Scientists are testing whether a cheap malaria drug called chloroquine could be used as a treatment for Covid-19.
Scientists are exploring whether an inexpensive anti-malaria drug could be an effective treatment for coronavirus. Chloroquine has been used for decades to prevent people catching malaria, a disease spread by mosquitos.
As the race to find a cure to halt the coronavirus pandemic continues, scientific attention has turned to the drug’s anti-viral effects.
On Thursday (19 March), US president Donald Trump and the US Food and Drug Administration commissioner Dr Stephen Hahn announced that chloroquine was one of a number of approaches being tested to tackle Covid-19.
The University of Minnesota revealed on Tuesday (17 March) that it was launching a clinical trial of whether hydroxychloroquine, a derivative of chloroquine, can prevent people catching coronavirus. Trial volunteers who have been exposed to someone with known Covid-19, but who are not ill, will be given hydroxychloroquine to test whether it can stop the illness developing or reduce its severity.
Remdesivir. Hydroxychloroquine. Losartan. Our researchers are studying the efficacy of different drug treatments for #coronavirus. Dr. Tim Schacker, Vice Dean for Research, spoke with the @nytimes about the University's work.
?➡️ https://t.co/bB6CagVv7v pic.twitter.com/JQJYfaenJS— UMN Medical School (@umnmedschool) March 19, 2020
Cheap and safe in humans
According to a laboratory test conducted by the Wuhan Institute of Virology in China, chloroquine was found to be “highly effective” in controlling Covid-19 infection. The World Health Organisation has also included chloroquine as one of the drugs being prioritised under its global Solidarity Trial – an international study bringing together various nations’ efforts to test potential coronavirus treatments.
Other drugs being focused on for testing include remdesivir, in development as an anti-Ebola virus treatment, and lapinovir/rotinovir, a HIV drug.
Dr Andrew Preston, reader in microbial pathogenesis at the University of Bath, said: “Chloroquine is better recognised as an anti-malarial drug.
“It is cheap, considered relatively safe in humans and has been used for over 70 years.

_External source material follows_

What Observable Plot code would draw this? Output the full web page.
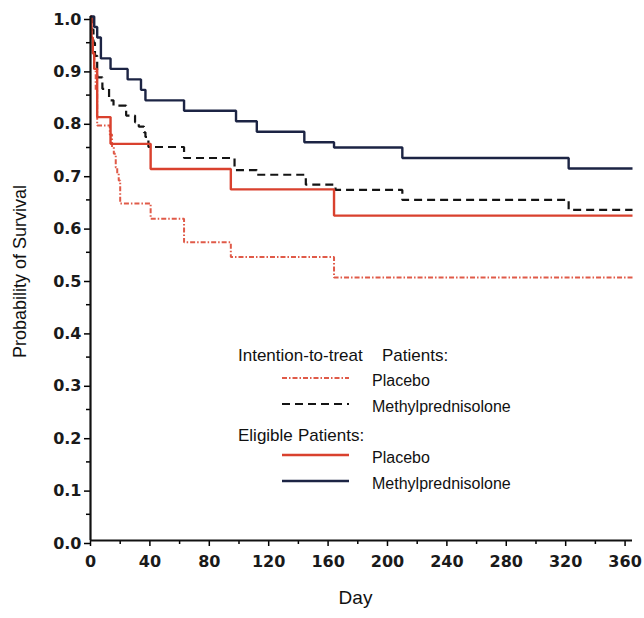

“However, for over 10 years there have been studies reporting the anti-viral effects of chloroquine, or its common derivative hydroxy-chloroquine, against flu and SARS, raising hope of activity against the current pandemic virus.”
Preston said studies showing chloroquine’s anti-viral effects during the previous SARS virus outbreak received “relatively little attention” as it died away.
He highlighted recent research in Marseille, France, where a trial of chloroquine treatment on 20 Covid-19 patients in hospital saw 70pc considered to be cured after six days.
May be possible to accelerate clinical trials
Preston emphasised more scrutiny was needed of the results as well as larger controlled trials on chloroquine’s effectiveness.
“But in among the oppressive darkness of the current situation, any glimmer of hope is very welcome,” he added.
Robin May, professor of infectious disease at the University of Birmingham, said of chloroquine: “It is a drug that has a long history of use against malaria, essentially because it diffuses into red blood cells, making the environment within the cell less suitable for the parasite to live in.
“Since it has a long history of clinical use, the safety profile of chloroquine is well-established and it is cheap and relatively easy to manufacture, so it would – theoretically – be fairly easy to accelerate into clinical trials and, if successful, eventually into treatment.”
Last month, it emerged that the UK’s Department for Health and Social Care had banned the ‘parallel export’ of chloroquine and ritonavir/lopinavir. Parallel exporting occurs when companies buy medicines meant for UK patients and sell them on for a higher price in another country.